All eyes are currently fixed on Windows 8, its upcoming refresh, or how and where the Surface tablets are debuting. But it was 23 years ago that Microsoft launched one of its most important products.
Windows 3.0, undoubtedly one of the most important revamps of the Windows platform, launched on May 22, 1990.
Unassumingly called Windows 3.0, this operating system was built in a bid to aid Redmond in its fight against Apple, as the fruity company had by then designed an operating system what more intuitive and easier to use than other solutions available in the market at that time.
As The Register notes, Windows 3.0 was the first Windows version that brought the highly advanced (for its time) File Manager. This together with a reworked interface that included notable redesigns of the Control Panel and other menus made this version of Windows a distinguished success.
It also included Notepad, Paintbrush and Solitaire — applications that continue strong to this day.

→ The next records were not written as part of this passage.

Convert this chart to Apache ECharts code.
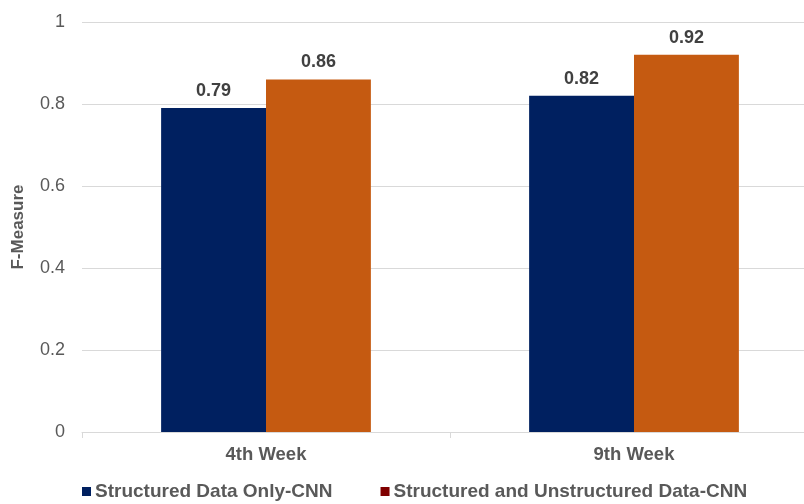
<!DOCTYPE html>
<html>
<head>
<meta charset="utf-8">
<script src="https://cdn.jsdelivr.net/npm/echarts@6/dist/echarts.min.js"></script>
<style>
  html, body { margin: 0; padding: 0; background: #fff; overflow: hidden; }
  /* the plot runs a little past the right edge of the window */
  #chart { width: 818px; height: 504px; }
</style>
</head>
<body>
<div id="chart"></div>
<script>
// Chart data
const categories = ['4th Week', '9th Week'];
const seriesNames = ['Structured Data Only-CNN', 'Structured and Unstructured Data-CNN'];
const structuredOnly = [0.79, 0.82];
const structuredAndUnstructured = [0.86, 0.92];
const yTicks = [0, 0.2, 0.4, 0.6, 0.8, 1];

const FONT = '"Liberation Sans", Arial, sans-serif';
const barColors = ['#002060', '#C55A11'];
const legendColors = ['#002060', '#800000'];

const chart = echarts.init(document.getElementById('chart'), null, { renderer: 'canvas' });

const labelStyle = {
  show: true,
  position: 'top',
  distance: 8,
  fontFamily: FONT,
  fontSize: 18,
  fontWeight: 'bold',
  color: '#404040',
  formatter: p => p.value.toFixed(2)
};

chart.setOption({
  animation: false,
  backgroundColor: '#ffffff',
  textStyle: { fontFamily: FONT },
  grid: { left: 82, top: 22, right: 0, height: 410, containLabel: false },
  legend: {
    left: 82,
    bottom: 3,
    padding: 0,
    itemWidth: 9,
    itemHeight: 9,
    itemGap: 48,
    icon: 'rect',
    textStyle: { fontFamily: FONT, fontSize: 19, fontWeight: 'bold', color: '#595959', padding: [0, 0, 0, -1] },
    data: seriesNames.map((n, i) => ({ name: n, itemStyle: { color: legendColors[i] } }))
  },
  xAxis: {
    type: 'category',
    data: categories,
    axisLine: { show: true, lineStyle: { color: '#d9d9d9', width: 1 } },
    axisTick: { show: true, alignWithLabel: false, length: 6, lineStyle: { color: '#d9d9d9' } },
    axisLabel: { fontFamily: FONT, fontSize: 18.5, fontWeight: 'bold', color: '#595959', margin: 13 }
  },
  yAxis: {
    type: 'value',
    min: yTicks[0],
    max: yTicks[yTicks.length - 1],
    interval: 0.2,
    name: 'F-Measure',
    nameLocation: 'middle',
    nameGap: 55,
    nameRotate: 90,
    nameTextStyle: { fontFamily: FONT, fontSize: 17, fontWeight: 'bold', color: '#595959' },
    axisLine: { show: false },
    axisTick: { show: false },
    splitLine: { lineStyle: { color: '#d9d9d9', width: 1 } },
    axisLabel: {
      fontFamily: FONT, fontSize: 18, color: '#595959', margin: 17,
      formatter: v => (yTicks.includes(Math.round(v * 10) / 10) ? String(Math.round(v * 10) / 10) : '')
    }
  },
  series: [
    {
      name: seriesNames[0],
      type: 'bar',
      data: structuredOnly,
      barWidth: '28.5%',
      barGap: '0%',
      itemStyle: { color: barColors[0] },
      label: labelStyle
    },
    {
      name: seriesNames[1],
      type: 'bar',
      data: structuredAndUnstructured,
      barWidth: '28.5%',
      barGap: '0%',
      itemStyle: { color: barColors[1] },
      label: labelStyle
    }
  ]
});
</script>
</body>
</html>
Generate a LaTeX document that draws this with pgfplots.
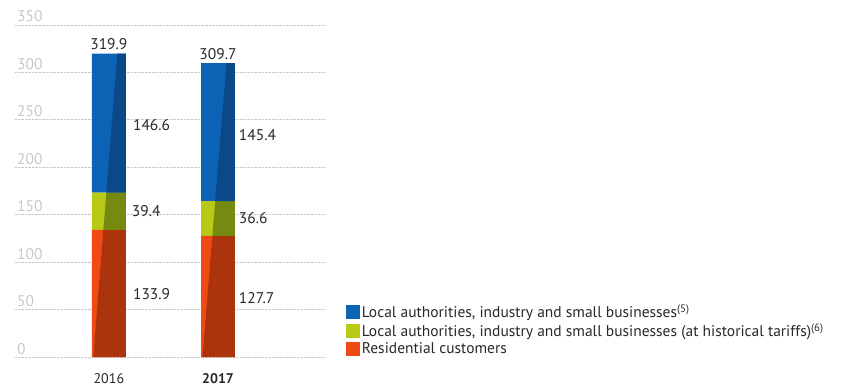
\documentclass[border=0pt]{standalone}
\usepackage{pgfplots}
\pgfplotsset{compat=1.18}
\usepackage{fontspec}
\setmainfont{PT Sans}
\definecolor{cblue}{RGB}{12,98,180}
\definecolor{cblueD}{RGB}{10,72,135}
\definecolor{cgreen}{RGB}{184,202,22}
\definecolor{cgreenD}{RGB}{118,138,16}
\definecolor{corange}{RGB}{238,74,22}
\definecolor{corangeD}{RGB}{172,52,12}
\definecolor{tickgray}{RGB}{200,200,200}
\definecolor{txt}{RGB}{40,40,40}
\pgfplotsset{
  common/.style={
    scale only axis, width=310bp, height=332bp, at={(15bp,31bp)}, anchor=south west,
    xmin=-0.86, xmax=1.98, ymin=0, ymax=350, clip=false,
  },
}
\tikzset{vlab/.style={text=txt, inner sep=0pt, font=\fontsize{15.5bp}{16bp}\selectfont}}
\begin{document}
\begin{tikzpicture}
\useasboundingbox (0,0) rectangle (851bp,388bp);
\begin{axis}[common, ybar stacked, bar width=0.31,
  axis line style={draw=none}, major tick style={draw=none},
  ymajorgrids, grid style={densely dotted, color=tickgray, line width=0.8pt},
  ytick={0,50,...,350},
  yticklabel style={anchor=base west, inner sep=0pt, xshift=2bp, yshift=3bp, text=tickgray, font=\fontsize{15.5bp}{16bp}\selectfont},
  xtick={0,1}, xticklabels={2016,\textbf{2017}},
  xticklabel style={anchor=north, inner sep=0pt, yshift=-16bp, text=txt, font=\fontsize{14bp}{16bp}\selectfont},
  /pgf/number format/assume math mode=true,
  reverse legend,
  legend style={draw=none, fill=none, at={(1.057,0.17)}, anchor=north west, legend cell align=left,
    font=\fontsize{15.5bp}{16bp}\selectfont, text=txt, row sep=0.5bp,
    nodes={inner xsep=2bp}},
  legend image code/.code={\fill[#1] (0bp,-7bp) rectangle (14bp,7bp);},
]
\addplot[fill=corange, draw=none] coordinates {(0,133.9) (1,127.7)};
\addlegendentry{Residential customers}
\addplot[fill=cgreen, draw=none] coordinates {(0,39.4) (1,36.6)};
\addlegendentry{Local authorities, industry and small businesses (at historical tariffs)\textsuperscript{(6)}}
\addplot[fill=cblue, draw=none] coordinates {(0,146.6) (1,145.4)};
\addlegendentry{Local authorities, industry and small businesses\textsuperscript{(5)}}
\end{axis}
\begin{axis}[common, hide axis]
\addplot[fill=corangeD, draw=none] coordinates {(-0.1426,0) (0.155,0) (0.155,133.9) (-0.0505,133.9)} -- cycle;
\addplot[fill=cgreenD, draw=none] coordinates {(-0.0505,133.9) (0.155,133.9) (0.155,173.3) (-0.0234,173.3)} -- cycle;
\addplot[fill=cblueD, draw=none] coordinates {(-0.0234,173.3) (0.155,173.3) (0.155,319.9) (0.0775,319.9)} -- cycle;
\addplot[fill=corangeD, draw=none] coordinates {(0.8574,0) (1.155,0) (1.155,127.7) (0.9482,127.7)} -- cycle;
\addplot[fill=cgreenD, draw=none] coordinates {(0.9482,127.7) (1.155,127.7) (1.155,164.3) (0.9742,164.3)} -- cycle;
\addplot[fill=cblueD, draw=none] coordinates {(0.9742,164.3) (1.155,164.3) (1.155,309.7) (1.0775,309.7)} -- cycle;
\node[vlab, anchor=base] at (axis cs:0,319.9) [yshift=4bp] {319.9};
\node[vlab, anchor=base] at (axis cs:1,309.7) [yshift=4bp] {309.7};
\node[vlab, anchor=west] at (axis cs:0.22,244) {146.6};
\node[vlab, anchor=west] at (axis cs:0.21,153.6) {39.4};
\node[vlab, anchor=west] at (axis cs:0.22,66) {133.9};
\node[vlab, anchor=west] at (axis cs:1.19,234) {145.4};
\node[vlab, anchor=west] at (axis cs:1.19,146) {36.6};
\node[vlab, anchor=west] at (axis cs:1.19,62) {127.7};
\end{axis}
\end{tikzpicture}
\end{document}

The system requirements for Windows 3.0 are enough to give you a chuckle. The OS required a PC with MS-DOS 3.1, mere 6 megabytes of free space, and an arresting 384KB of RAM.
As we look forward to what the future holds for the Windows platform, particularly everything new Windows 8.1 brings forward, the earlier relics are nevertheless worth celebrating. And speaking of relics, not many hold more significance than Windows 3.0.